Direction:
Word for word, give the material below again, minus any images.

Dataset excerpts:
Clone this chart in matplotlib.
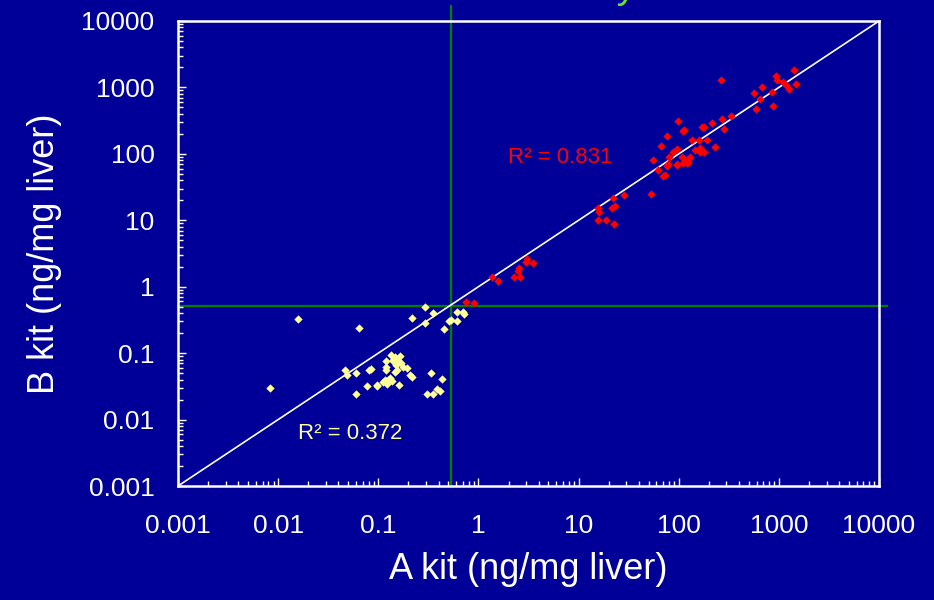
import matplotlib
matplotlib.use("Agg")
import matplotlib.pyplot as plt
from matplotlib.ticker import LogLocator, FixedLocator, FuncFormatter, NullFormatter
import numpy as np

plt.rcParams['font.family'] = ['Liberation Sans', 'DejaVu Sans']

# low range samples (yellow)
low_a = [0.0083, 0.0157, 0.064, 0.047, 0.049, 0.060, 0.060, 0.081, 0.084, 0.077, 0.096,
         0.119, 0.119, 0.119, 0.135, 0.147, 0.139, 0.158, 0.150, 0.170, 0.178, 0.193,
         0.153, 0.147, 0.117, 0.126, 0.131, 0.136, 0.096, 0.162, 0.216, 0.207, 0.165,
         0.112, 0.123, 0.141,
         0.333, 0.435, 0.309, 0.355, 0.39, 0.41, 0.216, 0.293, 0.293, 0.355, 0.453,
         0.513, 0.534, 0.615, 0.697, 0.723, 0.607]
low_b = [0.030, 0.323, 0.24, 0.056, 0.047, 0.050, 0.0245, 0.056, 0.058, 0.032, 0.032,
         0.076, 0.0625, 0.0557, 0.0937, 0.0886, 0.076, 0.076, 0.0664, 0.0703, 0.0625, 0.0593,
         0.0557, 0.0526, 0.0394, 0.0394, 0.0418, 0.0381, 0.0331, 0.0331, 0.0443, 0.0469, 0.0916,
         0.0372, 0.0343, 0.0789,
         0.05, 0.041, 0.0245, 0.0245, 0.0288, 0.027, 0.342, 0.49, 0.281, 0.398, 0.229,
         0.305, 0.32, 0.412, 0.421, 0.385, 0.308]

# high range samples (red)
high_a = [0.746, 0.904, 1.36, 1.58, 2.29, 2.54, 2.6, 2.5, 2.97, 3.03, 3.48,
          15.7, 16.1, 15.7, 18.7, 22.8, 21.4, 22.2, 23.1, 28.6, 52.5,
          55.8, 62.7, 69.2, 72.9, 66.5, 75.9, 75.9, 77.6, 80, 88.5, 95.5, 95.5, 99.1,
          111, 114, 107, 116, 125, 111, 120, 96.8, 130, 135, 146, 161, 163, 180, 163,
          172, 179, 190, 217, 230, 264, 272, 283, 333,
          569, 592, 675, 649, 849, 881, 937, 952, 1110, 1180, 1274, 1416, 1472]
high_b = [0.596, 0.575, 1.42, 1.22, 1.42, 1.89, 1.42, 1.73, 2.38, 2.59, 2.25,
          15.1, 13.5, 10.1, 10.1, 8.7, 15.1, 21.4, 16.6, 24.0, 24.9,
          80.9, 57.1, 46.5, 48.1, 133, 187, 65.6, 70.3, 90.6, 108, 117, 67.9, 315,
          221, 228, 90.6, 80.9, 76.2, 72.1, 72.1, 69.6, 90.6, 162, 114, 162, 108, 108, 121,
          256, 256, 162, 288, 126, 1294, 331, 234, 372,
          817, 469, 1004, 662, 863, 525, 1503, 1294, 1222, 1090, 946, 1829, 1114]

cutoff_a = 0.53
cutoff_b = 0.51
ticks = [0.001, 0.01, 0.1, 1, 10, 100, 1000, 10000]

bg = '#000099'
yellow = '#ffff99'
red = '#ff0000'

fig = plt.figure(figsize=(9.34, 6.0), dpi=100, facecolor=bg)
ax = fig.add_axes([178 / 934, 1 - 486 / 600, (879 - 178) / 934, (486 - 21) / 600])
ax.set_facecolor(bg)
ax.set_xscale('log')
ax.set_yscale('log')
ax.set_xlim(0.001, 10000)
ax.set_ylim(0.001, 10000)

ax.plot([0.001, 10000], [0.001, 10000], color='white', lw=1.2, zorder=2)
ax.plot([cutoff_a, cutoff_a], [0.001, 17000], color='#008000', lw=1.6, clip_on=False, zorder=1)
ax.plot([0.001, 12000], [cutoff_b, cutoff_b], color='#008000', lw=1.6, clip_on=False, zorder=1)

ax.scatter(low_a, low_b, marker='D', s=18, color=yellow, linewidths=0, zorder=3)
ax.scatter(high_a, high_b, marker='D', s=18, color=red, linewidths=0, zorder=3)

ax.text(0.0158, 0.0051, 'R² = 0.372', color=yellow, fontsize=16, va='baseline')
ax.text(1.97, 72.8, 'R² = 0.831', color=red, fontsize=16, va='baseline')

for sp in ax.spines.values():
    sp.set_color('white')
    sp.set_linewidth(1.8)

fmt = FuncFormatter(lambda v, p: '%g' % v)
for axis in (ax.xaxis, ax.yaxis):
    axis.set_major_locator(FixedLocator(ticks))
    axis.set_major_formatter(fmt)
    axis.set_minor_locator(LogLocator(base=10, subs=np.arange(2, 10), numticks=100))
    axis.set_minor_formatter(NullFormatter())

ax.tick_params(which='both', direction='in', colors='white', width=1)
ax.tick_params(which='major', length=6)
ax.tick_params(which='minor', length=3.5)
ax.tick_params(axis='x', which='major', labelsize=19, pad=20)
ax.tick_params(axis='y', which='major', labelsize=19, pad=17)

ax.set_xlabel('A kit (ng/mg liver)', color='white', fontsize=26, labelpad=10)
ax.set_ylabel('B kit (ng/mg liver)', color='white', fontsize=26, labelpad=14)

# title sits mostly above the canvas, only the tail of its last letter shows
fig.text(636 / 934, 1 + 2 / 600, 'Sensitivity', color='#66e633', fontsize=28,
         ha='right', va='baseline')

fig.savefig('out.png', dpi=100, facecolor=bg)
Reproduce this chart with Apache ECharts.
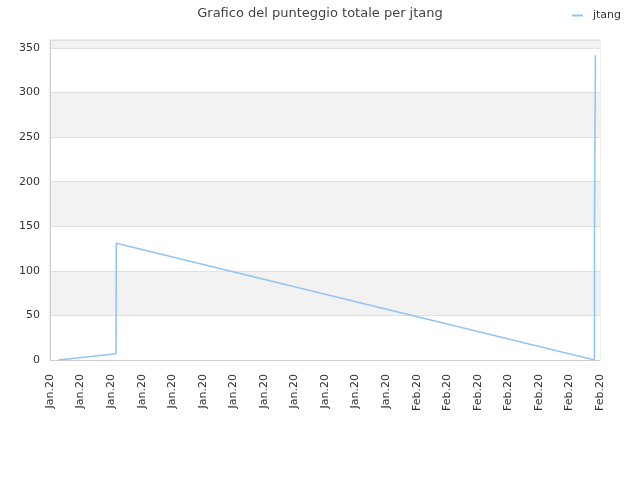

Solution to this problem:
Clone this chart in matplotlib.
import matplotlib
matplotlib.use("Agg")
import matplotlib.pyplot as plt
from matplotlib.ticker import LogLocator, FixedLocator, FuncFormatter, NullFormatter
import numpy as np

plt.rcParams['font.family'] = ['Liberation Sans', 'DejaVu Sans']

# low range samples (yellow)
low_a = [0.0083, 0.0157, 0.064, 0.047, 0.049, 0.060, 0.060, 0.081, 0.084, 0.077, 0.096,
         0.119, 0.119, 0.119, 0.135, 0.147, 0.139, 0.158, 0.150, 0.170, 0.178, 0.193,
         0.153, 0.147, 0.117, 0.126, 0.131, 0.136, 0.096, 0.162, 0.216, 0.207, 0.165,
         0.112, 0.123, 0.141,
         0.333, 0.435, 0.309, 0.355, 0.39, 0.41, 0.216, 0.293, 0.293, 0.355, 0.453,
         0.513, 0.534, 0.615, 0.697, 0.723, 0.607]
low_b = [0.030, 0.323, 0.24, 0.056, 0.047, 0.050, 0.0245, 0.056, 0.058, 0.032, 0.032,
         0.076, 0.0625, 0.0557, 0.0937, 0.0886, 0.076, 0.076, 0.0664, 0.0703, 0.0625, 0.0593,
         0.0557, 0.0526, 0.0394, 0.0394, 0.0418, 0.0381, 0.0331, 0.0331, 0.0443, 0.0469, 0.0916,
         0.0372, 0.0343, 0.0789,
         0.05, 0.041, 0.0245, 0.0245, 0.0288, 0.027, 0.342, 0.49, 0.281, 0.398, 0.229,
         0.305, 0.32, 0.412, 0.421, 0.385, 0.308]

# high range samples (red)
high_a = [0.746, 0.904, 1.36, 1.58, 2.29, 2.54, 2.6, 2.5, 2.97, 3.03, 3.48,
          15.7, 16.1, 15.7, 18.7, 22.8, 21.4, 22.2, 23.1, 28.6, 52.5,
          55.8, 62.7, 69.2, 72.9, 66.5, 75.9, 75.9, 77.6, 80, 88.5, 95.5, 95.5, 99.1,
          111, 114, 107, 116, 125, 111, 120, 96.8, 130, 135, 146, 161, 163, 180, 163,
          172, 179, 190, 217, 230, 264, 272, 283, 333,
          569, 592, 675, 649, 849, 881, 937, 952, 1110, 1180, 1274, 1416, 1472]
high_b = [0.596, 0.575, 1.42, 1.22, 1.42, 1.89, 1.42, 1.73, 2.38, 2.59, 2.25,
          15.1, 13.5, 10.1, 10.1, 8.7, 15.1, 21.4, 16.6, 24.0, 24.9,
          80.9, 57.1, 46.5, 48.1, 133, 187, 65.6, 70.3, 90.6, 108, 117, 67.9, 315,
          221, 228, 90.6, 80.9, 76.2, 72.1, 72.1, 69.6, 90.6, 162, 114, 162, 108, 108, 121,
          256, 256, 162, 288, 126, 1294, 331, 234, 372,
          817, 469, 1004, 662, 863, 525, 1503, 1294, 1222, 1090, 946, 1829, 1114]

cutoff_a = 0.53
cutoff_b = 0.51
ticks = [0.001, 0.01, 0.1, 1, 10, 100, 1000, 10000]

bg = '#000099'
yellow = '#ffff99'
red = '#ff0000'

fig = plt.figure(figsize=(9.34, 6.0), dpi=100, facecolor=bg)
ax = fig.add_axes([178 / 934, 1 - 486 / 600, (879 - 178) / 934, (486 - 21) / 600])
ax.set_facecolor(bg)
ax.set_xscale('log')
ax.set_yscale('log')
ax.set_xlim(0.001, 10000)
ax.set_ylim(0.001, 10000)

ax.plot([0.001, 10000], [0.001, 10000], color='white', lw=1.2, zorder=2)
ax.plot([cutoff_a, cutoff_a], [0.001, 17000], color='#008000', lw=1.6, clip_on=False, zorder=1)
ax.plot([0.001, 12000], [cutoff_b, cutoff_b], color='#008000', lw=1.6, clip_on=False, zorder=1)

ax.scatter(low_a, low_b, marker='D', s=18, color=yellow, linewidths=0, zorder=3)
ax.scatter(high_a, high_b, marker='D', s=18, color=red, linewidths=0, zorder=3)

ax.text(0.0158, 0.0051, 'R² = 0.372', color=yellow, fontsize=16, va='baseline')
ax.text(1.97, 72.8, 'R² = 0.831', color=red, fontsize=16, va='baseline')

for sp in ax.spines.values():
    sp.set_color('white')
    sp.set_linewidth(1.8)

fmt = FuncFormatter(lambda v, p: '%g' % v)
for axis in (ax.xaxis, ax.yaxis):
    axis.set_major_locator(FixedLocator(ticks))
    axis.set_major_formatter(fmt)
    axis.set_minor_locator(LogLocator(base=10, subs=np.arange(2, 10), numticks=100))
    axis.set_minor_formatter(NullFormatter())

ax.tick_params(which='both', direction='in', colors='white', width=1)
ax.tick_params(which='major', length=6)
ax.tick_params(which='minor', length=3.5)
ax.tick_params(axis='x', which='major', labelsize=19, pad=20)
ax.tick_params(axis='y', which='major', labelsize=19, pad=17)

ax.set_xlabel('A kit (ng/mg liver)', color='white', fontsize=26, labelpad=10)
ax.set_ylabel('B kit (ng/mg liver)', color='white', fontsize=26, labelpad=14)

# title sits mostly above the canvas, only the tail of its last letter shows
fig.text(636 / 934, 1 + 2 / 600, 'Sensitivity', color='#66e633', fontsize=28,
         ha='right', va='baseline')

fig.savefig('out.png', dpi=100, facecolor=bg)
Reproduce this chart with Apache ECharts.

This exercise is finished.